Notably, international orders rose at the slowest pace in a year-and-a-half. Despite this loss of growth momentum, net employment and quantities of purchases rose, while business confidence was broadly aligned with its long-run average.
On the price front, there were moderate increases in input costs and selling charges.
The seasonally adjusted HSBC India Manufacturing Purchasing Managers Index (PMI) fell from 57.5 in August to 56.5 in September, highlighting a robust improvement in the health of the sector that was nonetheless the weakest since January.
With manufacturing growth softening throughout the second fiscal quarter, the average PMI reading slipped to its lowest since the three months to December 2023.
Positive demand trends, successful advertising and favourable client interest featured as the main determinants of sales growth among the qualitative part of the survey.
Another factor that constrained total sales growth was a softer increase in new export orders. Factories continued to produce goods at a robust pace that outpaced the long-run series average.

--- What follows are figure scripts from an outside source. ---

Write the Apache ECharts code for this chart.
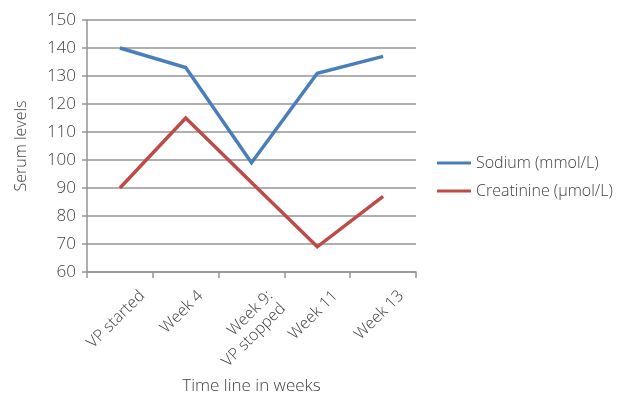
<!DOCTYPE html>
<html>
<head>
<meta charset="utf-8">
<script src="https://cdn.jsdelivr.net/npm/echarts@6/dist/echarts.min.js"></script>
<style>
  html, body { margin: 0; padding: 0; background: #fff; }
  #chart { width: 628px; height: 401px; }
</style>
</head>
<body>
<div id="chart"></div>
<script>
const categories = ['VP started', 'Week 4', 'Week 9:\nVP stopped', 'Week 11', 'Week 13'];
const sodium = [140, 133, 99, 131, 137];
const creatinine = [90, 115, 92, 69, 87];
const seriesNames = ['Sodium (mmol/L)', 'Creatinine (\u00b5mol/L)'];

const textColor = '#404040';
const font = '"Open Sans", "Noto Sans", sans-serif';
const labelSize = 16;
const labelLineHeight = 18;

// Excel centres the rotated label box under the category and hangs it from the axis.
// Centre-aligned text + right padding moves it back along the text, top padding moves it
// across; equal amounts of both give a straight drop of half the rotated box height.
const measureCtx = document.createElement('canvas').getContext('2d');
measureCtx.font = '300 ' + labelSize + 'px ' + font;
function labelStyle(text) {
  const lines = text.split('\n');
  const w = Math.max(...lines.map((l) => measureCtx.measureText(l).width));
  const h = lines.length * labelLineHeight;
  const along = (w + h) / 2 + 11;
  const across = Math.max(0, (w + h) / 4 - h / 2);
  // item textStyle does not inherit align from axisLabel, so set it here too
  return {
    align: 'center',
    verticalAlign: 'top',
    padding: [across, along, 0, 0],
    rich: {
      r: {
        align: 'right',
        color: textColor,
        fontSize: labelSize,
        fontWeight: 300,
        fontFamily: font,
        lineHeight: labelLineHeight
      }
    }
  };
}

const chart = echarts.init(document.getElementById('chart'), null, { renderer: 'canvas' });

chart.setOption({
  backgroundColor: '#fff',
  animation: false,
  grid: { left: 87, top: 20, right: 212, bottom: 129, containLabel: false, outerBoundsMode: 'none' },
  legend: {
    orient: 'vertical',
    left: 432,
    top: 150,
    itemWidth: 34,
    itemHeight: 3,
    itemGap: 12,
    icon: 'rect',
    textStyle: { color: textColor, fontSize: 16, fontWeight: 300, fontFamily: font },
    data: seriesNames
  },
  xAxis: {
    type: 'category',
    data: categories.map((c) => ({ value: c, textStyle: labelStyle(c) })),
    boundaryGap: true,
    name: 'Time line in weeks',
    nameLocation: 'middle',
    nameGap: 106,
    nameTextStyle: { color: textColor, fontSize: 17, fontWeight: 300, fontFamily: font },
    axisLine: { lineStyle: { color: '#959595', width: 1.5 } },
    axisTick: { show: true, length: 6, lineStyle: { color: '#959595', width: 1.5 } },
    axisLabel: {
      interval: 0,
      rotate: 45,
      color: textColor,
      fontSize: labelSize,
      fontWeight: 300,
      fontFamily: font,
      lineHeight: labelLineHeight,
      margin: 11,
      // multi-line labels sit flush right, as in Excel
      formatter: (v) => v.split('\n').map((l) => '{r|' + l + '}').join('\n')
    },
    splitLine: { show: false }
  },
  yAxis: {
    type: 'value',
    min: 60,
    max: 150,
    interval: 10,
    name: 'Serum levels',
    nameLocation: 'middle',
    nameGap: 58,
    nameRotate: 90,
    nameTextStyle: { color: textColor, fontSize: 16, fontWeight: 300, fontFamily: font },
    axisLine: { show: true, lineStyle: { color: '#959595', width: 1.5 } },
    axisTick: { show: true, length: 5, lineStyle: { color: '#959595', width: 1.5 } },
    axisLabel: { color: textColor, fontSize: 17, fontWeight: 300, fontFamily: font, margin: 11 },
    splitLine: { show: true, lineStyle: { color: '#959595', width: 1.5 } }
  },
  series: [
    {
      name: seriesNames[0],
      type: 'line',
      data: sodium,
      symbol: 'none',
      lineStyle: { color: '#4a7ebb', width: 3.5, join: 'miter' },
      itemStyle: { color: '#4a7ebb' }
    },
    {
      name: seriesNames[1],
      type: 'line',
      data: creatinine,
      symbol: 'none',
      lineStyle: { color: '#be4b48', width: 3.5, join: 'miter' },
      itemStyle: { color: '#be4b48' }
    }
  ]
});
</script>
</body>
</html>
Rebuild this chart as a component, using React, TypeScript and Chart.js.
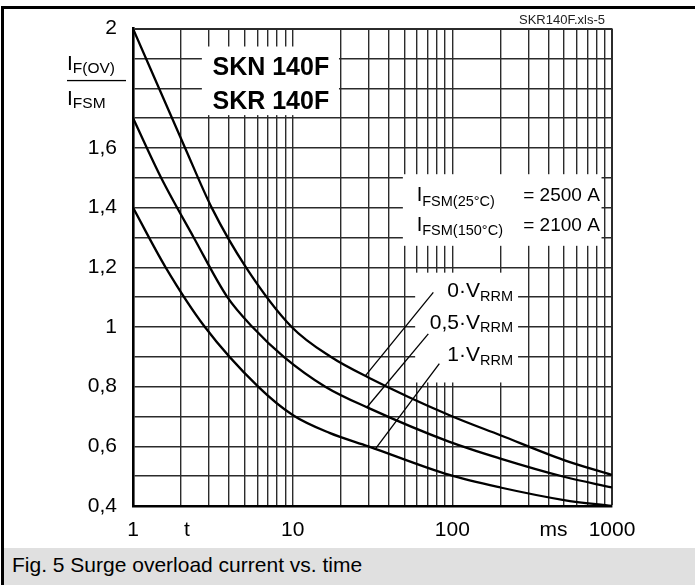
import React, { useEffect, useRef } from 'react';
import { Chart, registerables } from 'chart.js';

Chart.register(...registerables);

const FONT = '"Liberation Sans", Arial, Helvetica, sans-serif';

// ---- data (t in ms, value = IF(OV)/IFSM) ----
const seriesNames = ['0·VRRM', '0,5·VRRM', '1·VRRM'];

const tTop = [1, 2.12, 3.11, 5.1, 9.86, 17.3, 30, 96, 200, 500, 1000];
const vTop = [2.0, 1.6, 1.4, 1.2, 1.0, 0.9, 0.83, 0.704, 0.637, 0.554, 0.504];

const tMid = [1, 1.5, 2.4, 3.9, 5.6, 8.8, 16, 30, 96, 200, 500, 1000];
const vMid = [1.7, 1.5, 1.3, 1.1, 1.0, 0.9, 0.8, 0.728, 0.615, 0.559, 0.498, 0.462];

const tBot = [1, 1.6, 2.82, 6.08, 10, 17, 29.8, 96, 200, 500, 1000];
const vBot = [1.4, 1.2, 1.0, 0.8, 0.705, 0.645, 0.6, 0.504, 0.462, 0.42, 0.4];

const xLabelValues = [1, 10, 100, 1000];
const xAxisWords = [
  { text: 't', t: 2.18 },
  { text: 'ms', t: 430 },
];

// annotations in data coordinates
const whiteBoxes = [
  { t0: 2.7, t1: 19.5, v0: 1.71, v1: 1.94 },
  { t0: 49, t1: 860, v0: 1.272, v1: 1.512 },
  { t0: 58.5, t1: 258, v0: 0.814, v1: 1.182 },
];

const leaderLines = [
  { t0: 28.5, v0: 0.836, t1: 76, v1: 1.116 },
  { t0: 29.1, v0: 0.73, t1: 70.7, v1: 0.977 },
  { t0: 32.8, v0: 0.59, t1: 82.9, v1: 0.877 },
];

const productNames = ['SKN 140F', 'SKR 140F'];
const productT = 7.3;
const productV = [1.845, 1.73];

const ifsmSubs = ['FSM(25°C)', 'FSM(150°C)'];
const ifsmValues = ['= 2500 A', '= 2100 A'];
const ifsmV = [1.422, 1.322];
const ifsmT = 59.8;
const ifsmEqT = 278;

const vrrmMains = ['0·V', '0,5·V', '1·V'];
const vrrmV = [1.099, 0.994, 0.885];
const vrrmRightT = 240;

const sourceTag = 'SKR140F.xls-5';
const caption = 'Fig. 5 Surge overload current vs. time';

type Part = { text: string; size: number; bold?: boolean; dy?: number };

function drawParts(ctx: CanvasRenderingContext2D, parts: Part[], x: number, y: number, align: 'left' | 'right' | 'center') {
  const widths = parts.map((p) => {
    ctx.font = `${p.bold ? 'bold ' : ''}${p.size}px ${FONT}`;
    return ctx.measureText(p.text).width;
  });
  const total = widths.reduce((a, b) => a + b, 0);
  let cx = align === 'right' ? x - total : align === 'center' ? x - total / 2 : x;
  ctx.textAlign = 'left';
  ctx.textBaseline = 'alphabetic';
  parts.forEach((p, i) => {
    ctx.font = `${p.bold ? 'bold ' : ''}${p.size}px ${FONT}`;
    ctx.fillText(p.text, cx, y + (p.dy || 0));
    cx += widths[i];
  });
}

const overlayPlugin = {
  id: 'overlay',
  beforeDatasetsDraw(chart: any) {
    const { ctx, scales } = chart;
    const xs = scales.x;
    const ys = scales.y;
    ctx.save();
    ctx.fillStyle = '#ffffff';
    whiteBoxes.forEach((b) => {
      const x0 = xs.getPixelForValue(b.t0);
      const x1 = xs.getPixelForValue(b.t1);
      const y0 = ys.getPixelForValue(b.v1);
      const y1 = ys.getPixelForValue(b.v0);
      ctx.fillRect(x0, y0, x1 - x0, y1 - y0);
    });
    ctx.strokeStyle = '#000';
    ctx.lineWidth = 1.3;
    leaderLines.forEach((l) => {
      ctx.beginPath();
      ctx.moveTo(xs.getPixelForValue(l.t0), ys.getPixelForValue(l.v0));
      ctx.lineTo(xs.getPixelForValue(l.t1), ys.getPixelForValue(l.v1));
      ctx.stroke();
    });
    ctx.restore();
  },
  afterDraw(chart: any) {
    const { ctx, scales, chartArea } = chart;
    const xs = scales.x;
    const ys = scales.y;
    ctx.save();
    ctx.fillStyle = '#000';
    productNames.forEach((n, i) => {
      drawParts(ctx, [{ text: n, size: 25, bold: true }], xs.getPixelForValue(productT), ys.getPixelForValue(productV[i]), 'center');
    });
    ifsmSubs.forEach((s, i) => {
      const y = ys.getPixelForValue(ifsmV[i]);
      drawParts(ctx, [{ text: 'I', size: 20 }, { text: s, size: 14.5, dy: 4.5 }], xs.getPixelForValue(ifsmT), y, 'left');
      drawParts(ctx, [{ text: ifsmValues[i], size: 19 }], xs.getPixelForValue(ifsmEqT), y, 'left');
    });
    vrrmMains.forEach((m, i) => {
      drawParts(ctx, [{ text: m, size: 21 }, { text: 'RRM', size: 14.5, dy: 3.5 }], xs.getPixelForValue(vrrmRightT), ys.getPixelForValue(vrrmV[i]), 'right');
    });
    ctx.font = `21px ${FONT}`;
    ctx.textAlign = 'center';
    ctx.textBaseline = 'middle';
    xAxisWords.forEach((w) => {
      ctx.fillText(w.text, xs.getPixelForValue(w.t), chartArea.bottom + 24);
    });
    const lx = chartArea.left - 66;
    drawParts(ctx, [{ text: 'I', size: 21 }, { text: 'F(OV)', size: 15.5, dy: 3.5 }], lx, ys.getPixelForValue(1.862), 'left');
    ctx.fillRect(lx, ys.getPixelForValue(1.826) - 0.6, 59, 1.3);
    drawParts(ctx, [{ text: 'I', size: 21 }, { text: 'FSM', size: 15.5, dy: 3.5 }], lx, ys.getPixelForValue(1.745), 'left');
    ctx.font = `13px ${FONT}`;
    ctx.textAlign = 'right';
    ctx.textBaseline = 'alphabetic';
    ctx.fillStyle = '#222';
    ctx.fillText(sourceTag, chartArea.right - 7, chartArea.top - 5);
    ctx.restore();
  },
};

function toPoints(ts: number[], vs: number[]) {
  return ts.map((t, i) => ({ x: t, y: vs[i] }));
}

export default function App() {
  const ref = useRef<HTMLCanvasElement>(null);
  useEffect(() => {
    const canvas = ref.current;
    if (!canvas) return;
    const seriesT = [tTop, tMid, tBot];
    const seriesV = [vTop, vMid, vBot];
    const chart = new Chart(canvas, {
      type: 'line',
      data: {
        datasets: seriesNames.map((name, i) => ({
          label: name,
          data: toPoints(seriesT[i], seriesV[i]),
          borderColor: '#000',
          borderWidth: 2.3,
          pointRadius: 0,
          fill: false,
          cubicInterpolationMode: 'monotone' as const,
        })),
      },
      options: {
        animation: false,
        responsive: false,
        events: [],
        layout: { padding: { left: 0, right: 83, top: 27, bottom: 0 } },
        plugins: { legend: { display: false }, tooltip: { enabled: false } },
        scales: {
          x: {
            type: 'logarithmic',
            min: 1,
            max: 1000,
            afterBuildTicks: (scale: any) => {
              const ticks: { value: number }[] = [];
              [1, 10, 100].forEach((dec) => {
                for (let k = 1; k <= 9; k++) ticks.push({ value: k * dec });
              });
              ticks.push({ value: 1000 });
              scale.ticks = ticks;
            },
            afterFit: (scale: any) => {
              scale.height = 42;
            },
            grid: {
              color: '#2b2b2b',
              lineWidth: (c: any) => (c.tick && c.tick.value === 1000 ? 2 : 1.4),
              drawTicks: false,
            },
            border: { display: true, color: '#000', width: 2.6 },
            ticks: {
              autoSkip: false,
              maxRotation: 0,
              padding: 12,
              color: '#000',
              font: { family: FONT, size: 21 },
              callback: (value: any) => (xLabelValues.includes(Number(value)) ? String(value) : ''),
            },
          },
          y: {
            type: 'linear',
            min: 0.4,
            max: 2,
            afterFit: (scale: any) => {
              scale.width = 133;
            },
            grid: {
              color: '#2b2b2b',
              lineWidth: (c: any) => (c.tick && Math.round(c.tick.value * 10) === 20 ? 2 : 1.4),
              drawTicks: false,
            },
            border: { display: true, color: '#000', width: 2.6 },
            ticks: {
              stepSize: 0.1,
              autoSkip: false,
              padding: 16,
              color: '#000',
              font: { family: FONT, size: 21 },
              callback: (value: any) => {
                const r = Math.round(Number(value) * 10);
                if (r % 2 !== 0 || r === 18) return '';
                return String(r / 10).replace('.', ',');
              },
            },
          },
        },
      } as any,
      plugins: [overlayPlugin],
    });
    return () => chart.destroy();
  }, []);

  return (
    <div style={{ position: 'fixed', left: 0, top: 0, width: 695, height: 585, background: '#fff', overflow: 'hidden' }}>
      <canvas ref={ref} width={695} height={548} style={{ position: 'absolute', left: 0, top: 0, width: 695, height: 548 }} />
      <div style={{ position: 'absolute', left: 1, top: 6, width: 694, height: 3, background: '#000' }} />
      <div style={{ position: 'absolute', left: 1, top: 6, width: 3, height: 579, background: '#000' }} />
      <div
        style={{
          position: 'absolute',
          left: 4,
          top: 548,
          width: 691,
          height: 37,
          background: '#e0e0e0',
          fontFamily: FONT,
          fontSize: 21,
          lineHeight: '34px',
          paddingLeft: 8,
          boxSizing: 'border-box',
          color: '#000',
          whiteSpace: 'nowrap',
        }}
      >
        {caption}
      </div>
    </div>
  );
}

As a result of rising purchasing prices, as well as greater labour costs and favourable demand conditions, Indian manufacturers lifted their charges in September.
Hiring growth also receded in September, reflecting a reduction in the number of part-time and temporary workers at some firms.
The combination of job creation and slower increases in new business meant that companies were able to stay on top of their workloads.
Around 23% of Indian manufacturers forecast output growth in the year ahead, while the remaining firms predict no change. Hence, the overall level of business confidence fell to its lowest since April 2023.